Don’t be a Hypocrite!
Let’s look at one more:
This is a Tu Quoque argument. Tu Quoque, or the appeal to hypocrisy, is a fallacy in which one attempts to defend oneself from criticism by turning the critique back against the accuser. It basically says, since you don’t live up to your own position, your position is invalid. This is a form of red herring argument – an argument designed to distract from the real issue. It’s just creating a diversion, and it’s not a rational argument.
My point with all of this isn’t to argue for or against Syrian immigration, but rather, to point out how silly and misleading many of the arguments are. It’s also to point out just how gullible people are, since they see these silly arguments, but have no idea they’re nonsense.

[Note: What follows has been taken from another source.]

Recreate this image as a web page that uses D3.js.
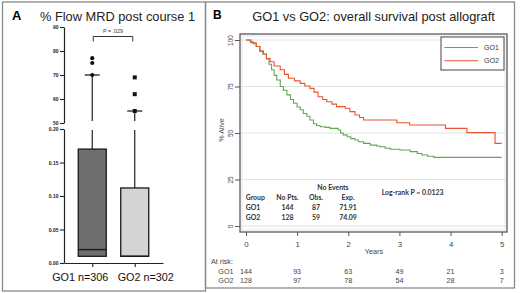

This isn’t to say that illogical arguments can’t be effective. We all use common fallacies when trying to persuade others, and these arguments can often drive a point home. The problem is, these arguments are misleading and often play on emotions rather than reality.
Fallacious arguments aren’t limited to social media or to political discussion. They’re found in science textbooks, legal cases, and the network news; they are used in discussions involving religion, politics, sports, and just about every other topic, especially when attempted persuasion is involved. We all must be discerning and learn to spot faulty logic in order to not be persuaded by ignorance.